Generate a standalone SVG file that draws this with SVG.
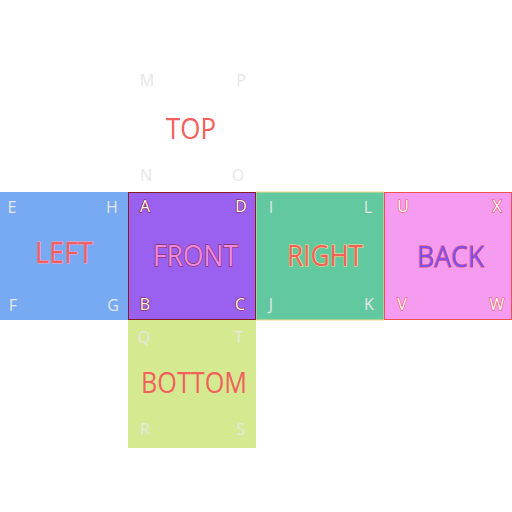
<svg xmlns="http://www.w3.org/2000/svg" width="512" height="512" viewBox="0 0 512 512">
<style>
.lbl{font-family:"Open Sans","Noto Sans",sans-serif;font-size:29px;text-anchor:middle;fill:#f25f5c}
.cr{font-family:"Open Sans","Noto Sans",sans-serif;font-size:16px;text-anchor:middle;fill:#e6e6e6}
.frontc{fill:#ffffff;stroke:#8b1a1a;stroke-width:1.2;paint-order:stroke}
.backc{fill:#ffffff;stroke:#f05050;stroke-width:1.2;paint-order:stroke}
</style>
<rect width="512" height="512" fill="#ffffff"/>
<g id="top">
<text class="lbl" x="191" y="139" textLength="50" lengthAdjust="spacingAndGlyphs">TOP</text>
<text class="cr" x="147" y="86">M</text>
<text class="cr" x="241" y="86">P</text>
<text class="cr" x="146" y="181">N</text>
<text class="cr" x="238" y="181">O</text>
</g>
<g id="left">
<rect x="0" y="192" width="128" height="128" fill="#77aaf2"/>
<text class="lbl" x="64" y="263" textLength="58" lengthAdjust="spacingAndGlyphs" style="stroke:#f8a8d8;stroke-width:0.8;paint-order:stroke">LEFT</text>
<text class="cr" x="12" y="213">E</text>
<text class="cr" x="112" y="213">H</text>
<text class="cr" x="13" y="311">F</text>
<text class="cr" x="113" y="311">G</text>
</g>
<g id="right">
<rect x="256" y="192" width="128" height="128" fill="#62c8a0" stroke="#f0dc90" stroke-width="1"/>
<text class="lbl" x="325" y="266" textLength="76" lengthAdjust="spacingAndGlyphs" style="stroke:#f5e08a;stroke-width:1.2;paint-order:stroke">RIGHT</text>
<text class="cr" x="271" y="213">I</text>
<text class="cr" x="368" y="213">L</text>
<text class="cr" x="271" y="310">J</text>
<text class="cr" x="369" y="310">K</text>
</g>
<g id="back">
<rect x="384.5" y="192.5" width="127" height="127" fill="#f59cf0" stroke="#f05050" stroke-width="1"/>
<text class="lbl" x="450.5" y="267" textLength="67" lengthAdjust="spacingAndGlyphs" style="fill:#8050ee;stroke:#f05050;stroke-width:1;paint-order:stroke">BACK</text>
<text class="cr backc" x="403" y="212">U</text>
<text class="cr backc" x="497" y="212">X</text>
<text class="cr backc" x="402" y="310">V</text>
<text class="cr backc" x="497" y="310">W</text>
</g>
<g id="bottom">
<rect x="128" y="320" width="128" height="128" fill="#d5ea90"/>
<text class="lbl" x="194" y="393" textLength="106" lengthAdjust="spacingAndGlyphs">BOTTOM</text>
<text class="cr" x="144" y="343">Q</text>
<text class="cr" x="239" y="343">T</text>
<text class="cr" x="145" y="435">R</text>
<text class="cr" x="241" y="435">S</text>
</g>
<g id="front">
<rect x="128.5" y="192.5" width="127" height="127" fill="#9a60f0" stroke="#8b1a1a" stroke-width="1"/>
<text class="lbl" x="195.5" y="266" textLength="85" lengthAdjust="spacingAndGlyphs" style="fill:#ea8ae8;stroke:#8b1a1a;stroke-width:1;paint-order:stroke">FRONT</text>
<text class="cr frontc" x="145" y="212">A</text>
<text class="cr frontc" x="241" y="212">D</text>
<text class="cr frontc" x="145" y="310">B</text>
<text class="cr frontc" x="240" y="310">C</text>
</g>
<g id="connectors"></g>
</svg>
-.-.-
[THE PROBLEM]
Return the listing above unchanged, apart from dropping its pictures.

[TASK ANSWER]
Generate a standalone SVG file that draws this with SVG.
<svg xmlns="http://www.w3.org/2000/svg" width="512" height="512" viewBox="0 0 512 512">
<style>
.lbl{font-family:"Open Sans","Noto Sans",sans-serif;font-size:29px;text-anchor:middle;fill:#f25f5c}
.cr{font-family:"Open Sans","Noto Sans",sans-serif;font-size:16px;text-anchor:middle;fill:#e6e6e6}
.frontc{fill:#ffffff;stroke:#8b1a1a;stroke-width:1.2;paint-order:stroke}
.backc{fill:#ffffff;stroke:#f05050;stroke-width:1.2;paint-order:stroke}
</style>
<rect width="512" height="512" fill="#ffffff"/>
<g id="top">
<text class="lbl" x="191" y="139" textLength="50" lengthAdjust="spacingAndGlyphs">TOP</text>
<text class="cr" x="147" y="86">M</text>
<text class="cr" x="241" y="86">P</text>
<text class="cr" x="146" y="181">N</text>
<text class="cr" x="238" y="181">O</text>
</g>
<g id="left">
<rect x="0" y="192" width="128" height="128" fill="#77aaf2"/>
<text class="lbl" x="64" y="263" textLength="58" lengthAdjust="spacingAndGlyphs" style="stroke:#f8a8d8;stroke-width:0.8;paint-order:stroke">LEFT</text>
<text class="cr" x="12" y="213">E</text>
<text class="cr" x="112" y="213">H</text>
<text class="cr" x="13" y="311">F</text>
<text class="cr" x="113" y="311">G</text>
</g>
<g id="right">
<rect x="256" y="192" width="128" height="128" fill="#62c8a0" stroke="#f0dc90" stroke-width="1"/>
<text class="lbl" x="325" y="266" textLength="76" lengthAdjust="spacingAndGlyphs" style="stroke:#f5e08a;stroke-width:1.2;paint-order:stroke">RIGHT</text>
<text class="cr" x="271" y="213">I</text>
<text class="cr" x="368" y="213">L</text>
<text class="cr" x="271" y="310">J</text>
<text class="cr" x="369" y="310">K</text>
</g>
<g id="back">
<rect x="384.5" y="192.5" width="127" height="127" fill="#f59cf0" stroke="#f05050" stroke-width="1"/>
<text class="lbl" x="450.5" y="267" textLength="67" lengthAdjust="spacingAndGlyphs" style="fill:#8050ee;stroke:#f05050;stroke-width:1;paint-order:stroke">BACK</text>
<text class="cr backc" x="403" y="212">U</text>
<text class="cr backc" x="497" y="212">X</text>
<text class="cr backc" x="402" y="310">V</text>
<text class="cr backc" x="497" y="310">W</text>
</g>
<g id="bottom">
<rect x="128" y="320" width="128" height="128" fill="#d5ea90"/>
<text class="lbl" x="194" y="393" textLength="106" lengthAdjust="spacingAndGlyphs">BOTTOM</text>
<text class="cr" x="144" y="343">Q</text>
<text class="cr" x="239" y="343">T</text>
<text class="cr" x="145" y="435">R</text>
<text class="cr" x="241" y="435">S</text>
</g>
<g id="front">
<rect x="128.5" y="192.5" width="127" height="127" fill="#9a60f0" stroke="#8b1a1a" stroke-width="1"/>
<text class="lbl" x="195.5" y="266" textLength="85" lengthAdjust="spacingAndGlyphs" style="fill:#ea8ae8;stroke:#8b1a1a;stroke-width:1;paint-order:stroke">FRONT</text>
<text class="cr frontc" x="145" y="212">A</text>
<text class="cr frontc" x="241" y="212">D</text>
<text class="cr frontc" x="145" y="310">B</text>
<text class="cr frontc" x="240" y="310">C</text>
</g>
<g id="connectors"></g>
</svg>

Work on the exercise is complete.